Israele e Medio Oriente

Ammonimenti a Trump

L’annuncio di Donald Trump di spostare l’ambasciata americana da Tel Aviv a Gerusalemme fatto all’AIPAC (American Israel Public Affairs Committee) l’anno scorso durante la campagna elettorale e poi ribadito dal neoeletto ambasciatore americano in Israele David Friedman è stato un ballon d’essai oppure no? Si tratterà di misurare in parte la consistenza del nuovo presidente americano su un annuncio così impegnativo e foriero di reazioni sicuramente non amichevoli nel mondo arabo. Tenute sottotraccia fino ad ora, con l’approssimarsi dell’insediamento del suo insediamento, iniziano a manifestarsi.

Da Ramallah, Abu Mazen ha già lanciato i suoi avvertimenti: “La invitiamo a non dare seguito alla sua dichiarazione perché la consideriamo una dichiarazione aggressiva”. In stile puramente para mafioso Abu Mazen ha poi aggiunto che un eventuale trasferimento dell’ambasciata sancirebbe il superamento di una “linea rossa” e che le conseguenze di una simile decisione sarebbero “irreversibili”. L’Autorità Palestinese non starebbe a guardare e prenderebbe delle iniziative. E’ forse la minaccia di una nuova intifada?

Saeb Erekat, il negoziatore dell’Autorità Palestinese nonché diffamatore professionale di Israele, il mese scorso ha dichiarato che se l’ambasciata verrà trasferita si dimetterà, che il processo di pace terminerà per sempre, che l’OLP disconoscerà il suo riconoscimento di Israele e che nel mondo arabo tutte le ambasciate americane e israeliane saranno costrette a chiudere i battenti. L’apocalittico Erekat, non ha considerato che le sue dimissioni provocherebbero un battito di ciglia, così come si dimentica di dire che il processo di pace non è mai realmente cominciato, che l’OLP non ha mai riconosciuto in nessun documento ufficiale Israele (è riconosciuta di fatto la sua sola esistenza, ma non la sua effettività come Stato ebraico), e che buona parte del mondo arabo, Arabia Saudita in testa, è da tempo stanco della “causa palestinese” e molto più interessato a mantenere legami proficui, economici e strategici con gli Stati Uniti.

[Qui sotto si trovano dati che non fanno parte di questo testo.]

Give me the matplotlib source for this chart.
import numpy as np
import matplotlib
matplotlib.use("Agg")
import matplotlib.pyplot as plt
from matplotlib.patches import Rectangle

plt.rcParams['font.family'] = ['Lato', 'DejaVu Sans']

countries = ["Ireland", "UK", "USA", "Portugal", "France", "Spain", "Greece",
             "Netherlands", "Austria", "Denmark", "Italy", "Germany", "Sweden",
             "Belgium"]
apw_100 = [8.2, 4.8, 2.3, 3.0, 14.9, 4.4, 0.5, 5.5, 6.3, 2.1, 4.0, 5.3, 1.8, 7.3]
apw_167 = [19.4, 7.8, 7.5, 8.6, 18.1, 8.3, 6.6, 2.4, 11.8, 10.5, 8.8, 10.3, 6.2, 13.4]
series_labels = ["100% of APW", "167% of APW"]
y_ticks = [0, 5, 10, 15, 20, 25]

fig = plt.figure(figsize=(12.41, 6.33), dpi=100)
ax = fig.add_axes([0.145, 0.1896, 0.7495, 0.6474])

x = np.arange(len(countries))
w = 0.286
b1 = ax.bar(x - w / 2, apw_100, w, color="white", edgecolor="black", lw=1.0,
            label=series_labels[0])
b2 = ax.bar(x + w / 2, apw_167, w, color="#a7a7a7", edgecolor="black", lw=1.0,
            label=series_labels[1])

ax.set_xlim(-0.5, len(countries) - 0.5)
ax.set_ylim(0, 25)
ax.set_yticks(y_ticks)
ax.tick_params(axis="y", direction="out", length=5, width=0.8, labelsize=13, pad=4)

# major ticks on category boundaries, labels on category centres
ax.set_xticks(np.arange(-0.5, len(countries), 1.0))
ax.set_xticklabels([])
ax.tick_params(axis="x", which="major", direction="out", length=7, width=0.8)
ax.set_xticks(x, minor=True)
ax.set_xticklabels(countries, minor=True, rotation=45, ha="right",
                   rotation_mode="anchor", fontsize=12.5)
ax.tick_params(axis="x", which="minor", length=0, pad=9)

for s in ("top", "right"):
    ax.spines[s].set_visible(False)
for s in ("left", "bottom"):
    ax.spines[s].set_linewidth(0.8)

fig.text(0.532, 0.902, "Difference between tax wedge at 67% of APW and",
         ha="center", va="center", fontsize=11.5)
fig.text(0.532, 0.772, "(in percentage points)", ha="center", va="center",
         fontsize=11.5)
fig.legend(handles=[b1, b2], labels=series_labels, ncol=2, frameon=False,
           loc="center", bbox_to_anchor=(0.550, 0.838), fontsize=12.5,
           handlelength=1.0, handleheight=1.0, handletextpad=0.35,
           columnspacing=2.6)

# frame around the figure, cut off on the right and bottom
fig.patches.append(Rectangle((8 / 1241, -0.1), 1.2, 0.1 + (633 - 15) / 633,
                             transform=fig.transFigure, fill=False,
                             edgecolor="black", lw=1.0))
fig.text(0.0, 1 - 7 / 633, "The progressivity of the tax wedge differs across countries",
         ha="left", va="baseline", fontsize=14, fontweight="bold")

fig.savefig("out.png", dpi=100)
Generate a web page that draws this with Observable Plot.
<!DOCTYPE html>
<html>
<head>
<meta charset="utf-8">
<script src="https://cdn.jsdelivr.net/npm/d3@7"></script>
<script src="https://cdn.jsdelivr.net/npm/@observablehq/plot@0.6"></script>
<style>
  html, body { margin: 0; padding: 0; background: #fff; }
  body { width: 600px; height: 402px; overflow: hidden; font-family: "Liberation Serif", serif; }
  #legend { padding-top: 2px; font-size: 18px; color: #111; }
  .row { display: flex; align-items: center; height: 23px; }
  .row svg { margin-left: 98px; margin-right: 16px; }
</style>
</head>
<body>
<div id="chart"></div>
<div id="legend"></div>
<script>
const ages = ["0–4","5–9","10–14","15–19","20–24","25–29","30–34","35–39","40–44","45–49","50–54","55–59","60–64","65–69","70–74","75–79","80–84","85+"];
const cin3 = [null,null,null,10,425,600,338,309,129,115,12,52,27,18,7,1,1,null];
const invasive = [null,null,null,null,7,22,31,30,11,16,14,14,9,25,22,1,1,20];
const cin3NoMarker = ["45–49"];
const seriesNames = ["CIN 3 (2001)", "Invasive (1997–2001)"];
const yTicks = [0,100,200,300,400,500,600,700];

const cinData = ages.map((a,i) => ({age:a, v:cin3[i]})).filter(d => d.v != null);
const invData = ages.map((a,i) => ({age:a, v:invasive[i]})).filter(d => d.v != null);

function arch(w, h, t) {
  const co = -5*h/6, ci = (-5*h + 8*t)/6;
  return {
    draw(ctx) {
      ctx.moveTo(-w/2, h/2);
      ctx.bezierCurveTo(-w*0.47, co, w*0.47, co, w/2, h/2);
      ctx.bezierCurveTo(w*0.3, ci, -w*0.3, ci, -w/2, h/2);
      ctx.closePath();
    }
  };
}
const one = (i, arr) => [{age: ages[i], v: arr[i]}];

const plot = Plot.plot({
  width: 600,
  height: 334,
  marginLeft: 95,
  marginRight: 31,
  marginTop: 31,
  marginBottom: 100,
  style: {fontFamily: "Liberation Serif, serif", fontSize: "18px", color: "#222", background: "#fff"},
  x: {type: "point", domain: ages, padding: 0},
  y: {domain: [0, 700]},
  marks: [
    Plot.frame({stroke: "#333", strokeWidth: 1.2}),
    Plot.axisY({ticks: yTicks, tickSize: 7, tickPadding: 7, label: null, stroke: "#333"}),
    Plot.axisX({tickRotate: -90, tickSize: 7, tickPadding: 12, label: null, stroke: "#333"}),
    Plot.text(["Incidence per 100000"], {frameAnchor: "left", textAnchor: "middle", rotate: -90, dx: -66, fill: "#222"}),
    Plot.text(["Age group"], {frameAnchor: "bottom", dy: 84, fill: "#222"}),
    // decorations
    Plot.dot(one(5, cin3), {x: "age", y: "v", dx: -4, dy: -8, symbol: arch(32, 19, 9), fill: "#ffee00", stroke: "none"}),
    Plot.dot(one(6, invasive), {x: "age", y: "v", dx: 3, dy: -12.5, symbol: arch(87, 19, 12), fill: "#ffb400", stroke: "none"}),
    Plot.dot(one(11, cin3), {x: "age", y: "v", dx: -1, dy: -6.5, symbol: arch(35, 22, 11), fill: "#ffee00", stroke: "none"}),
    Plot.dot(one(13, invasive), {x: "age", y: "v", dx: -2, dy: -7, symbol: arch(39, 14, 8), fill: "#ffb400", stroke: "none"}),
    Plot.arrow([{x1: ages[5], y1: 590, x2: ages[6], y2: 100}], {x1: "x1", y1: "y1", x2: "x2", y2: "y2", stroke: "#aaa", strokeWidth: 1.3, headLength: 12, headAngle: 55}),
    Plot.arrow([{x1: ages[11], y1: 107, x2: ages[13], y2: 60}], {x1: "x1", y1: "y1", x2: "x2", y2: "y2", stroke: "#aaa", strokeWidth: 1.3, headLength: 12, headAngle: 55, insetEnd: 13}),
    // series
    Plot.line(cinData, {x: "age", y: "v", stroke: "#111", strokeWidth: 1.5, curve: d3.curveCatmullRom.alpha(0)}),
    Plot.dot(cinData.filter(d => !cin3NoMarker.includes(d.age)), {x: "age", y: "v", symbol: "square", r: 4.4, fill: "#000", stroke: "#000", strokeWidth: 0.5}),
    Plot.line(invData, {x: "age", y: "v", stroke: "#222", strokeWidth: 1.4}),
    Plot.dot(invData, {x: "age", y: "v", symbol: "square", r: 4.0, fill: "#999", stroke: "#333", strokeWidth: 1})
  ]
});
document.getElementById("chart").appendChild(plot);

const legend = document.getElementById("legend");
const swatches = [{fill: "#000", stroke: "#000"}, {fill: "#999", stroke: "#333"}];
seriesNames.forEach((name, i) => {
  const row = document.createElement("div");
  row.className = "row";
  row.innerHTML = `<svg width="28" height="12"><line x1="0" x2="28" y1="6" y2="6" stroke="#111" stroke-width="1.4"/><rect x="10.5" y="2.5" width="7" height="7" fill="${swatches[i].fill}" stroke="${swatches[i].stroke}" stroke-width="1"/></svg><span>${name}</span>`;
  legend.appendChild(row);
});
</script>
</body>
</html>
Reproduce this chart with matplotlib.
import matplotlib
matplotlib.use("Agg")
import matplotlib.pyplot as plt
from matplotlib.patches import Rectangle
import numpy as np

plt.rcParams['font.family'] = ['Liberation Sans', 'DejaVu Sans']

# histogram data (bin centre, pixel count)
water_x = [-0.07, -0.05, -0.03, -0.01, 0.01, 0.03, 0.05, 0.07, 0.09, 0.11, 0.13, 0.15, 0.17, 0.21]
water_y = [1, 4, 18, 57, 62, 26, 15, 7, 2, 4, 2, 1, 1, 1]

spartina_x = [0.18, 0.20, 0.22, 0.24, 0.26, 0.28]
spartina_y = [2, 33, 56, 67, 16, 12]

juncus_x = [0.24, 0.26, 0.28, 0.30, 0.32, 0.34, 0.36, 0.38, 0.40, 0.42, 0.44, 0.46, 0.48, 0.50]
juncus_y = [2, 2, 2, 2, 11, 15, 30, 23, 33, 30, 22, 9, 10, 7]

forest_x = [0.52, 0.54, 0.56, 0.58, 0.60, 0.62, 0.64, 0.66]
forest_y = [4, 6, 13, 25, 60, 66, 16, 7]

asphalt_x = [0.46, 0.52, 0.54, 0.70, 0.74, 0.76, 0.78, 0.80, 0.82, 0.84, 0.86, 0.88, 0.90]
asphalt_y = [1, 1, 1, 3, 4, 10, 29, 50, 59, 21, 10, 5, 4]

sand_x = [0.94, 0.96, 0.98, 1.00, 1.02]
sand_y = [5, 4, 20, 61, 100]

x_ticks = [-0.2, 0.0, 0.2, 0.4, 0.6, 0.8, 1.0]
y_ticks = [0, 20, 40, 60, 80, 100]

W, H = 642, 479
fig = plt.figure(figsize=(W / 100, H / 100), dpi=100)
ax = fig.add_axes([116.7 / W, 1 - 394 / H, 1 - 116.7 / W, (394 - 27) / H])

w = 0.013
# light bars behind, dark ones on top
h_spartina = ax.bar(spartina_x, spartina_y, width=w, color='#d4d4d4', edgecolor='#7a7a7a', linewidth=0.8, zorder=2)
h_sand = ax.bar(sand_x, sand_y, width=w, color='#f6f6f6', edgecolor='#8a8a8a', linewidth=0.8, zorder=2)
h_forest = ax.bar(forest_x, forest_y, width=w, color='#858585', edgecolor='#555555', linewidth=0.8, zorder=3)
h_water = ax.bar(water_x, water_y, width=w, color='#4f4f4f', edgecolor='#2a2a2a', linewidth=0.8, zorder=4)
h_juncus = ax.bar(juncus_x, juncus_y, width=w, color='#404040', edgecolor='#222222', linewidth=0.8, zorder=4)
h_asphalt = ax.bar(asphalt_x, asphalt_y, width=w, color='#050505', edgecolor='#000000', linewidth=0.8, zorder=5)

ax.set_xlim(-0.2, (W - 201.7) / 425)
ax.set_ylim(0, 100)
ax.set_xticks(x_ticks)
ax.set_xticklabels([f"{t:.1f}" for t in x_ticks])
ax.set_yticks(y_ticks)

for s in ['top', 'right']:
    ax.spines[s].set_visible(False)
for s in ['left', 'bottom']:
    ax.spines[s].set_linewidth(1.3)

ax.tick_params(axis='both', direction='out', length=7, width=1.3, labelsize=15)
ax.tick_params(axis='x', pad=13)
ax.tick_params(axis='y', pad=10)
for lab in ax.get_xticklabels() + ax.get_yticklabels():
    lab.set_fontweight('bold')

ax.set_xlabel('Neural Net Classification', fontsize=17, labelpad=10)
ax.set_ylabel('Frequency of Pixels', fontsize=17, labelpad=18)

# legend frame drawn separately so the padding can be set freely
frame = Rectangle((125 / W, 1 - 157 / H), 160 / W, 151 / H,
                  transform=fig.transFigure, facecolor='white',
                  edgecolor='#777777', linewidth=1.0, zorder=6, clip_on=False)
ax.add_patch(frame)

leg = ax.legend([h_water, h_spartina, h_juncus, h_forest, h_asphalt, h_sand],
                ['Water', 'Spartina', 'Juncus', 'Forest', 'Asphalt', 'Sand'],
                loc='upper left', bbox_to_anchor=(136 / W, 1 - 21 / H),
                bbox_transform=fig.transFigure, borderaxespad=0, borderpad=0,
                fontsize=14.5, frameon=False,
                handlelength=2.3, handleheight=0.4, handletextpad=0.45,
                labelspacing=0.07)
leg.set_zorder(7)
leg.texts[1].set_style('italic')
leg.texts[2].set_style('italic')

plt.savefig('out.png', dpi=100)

Anche da Amman arrivano ammonimenti sulle conseguenze “catastrofiche” della mossa. Per la Giordania si tratterebbe di un regalo agli estremisti e di una provocazione che incendierebbe la regione.

Due cose vanno dette. Un eventuale spostamento dell’ambasciata americana da Tel Aviv a Gerusalemme, (proposta insediata al Congresso americano da decenni ma mai fatta passare) significherebbe una plateale sconfessione della Risoluzione 2334 votata il mese scorso dal Consiglio di Sicurezza ONU con il placet astensionista degli USA. Per la risoluzione, ricordiamolo, il quartiere ebraico e il Kotel (Muro del Pianto) riconquistati da Israele alla Giordania nella Guerra dei Sei Giorni del 1967, sono “territori palestinesi occupati”. Ricollocare l’ambasciata americana in quella che il popolo ebraico considera da sempre la propria capitale eterna romperebbe il costante neutralismo statunitense sulla questione e sancirebbe de facto il riconoscimento americano nei confronti della rivendicazione israeliana.

Si tratterebbe dunque di una mossa dal dirompente valore simbolico la quale avrebbe un senso solo se la nuova amministrazione americana sarà pronta a impegnarsi contestualmente in una politica di risoluto sostegno politico nei confronti di Israele e della sua guerra perdurante contro il terrorismo palestinese-islamico che lo logora da sempre.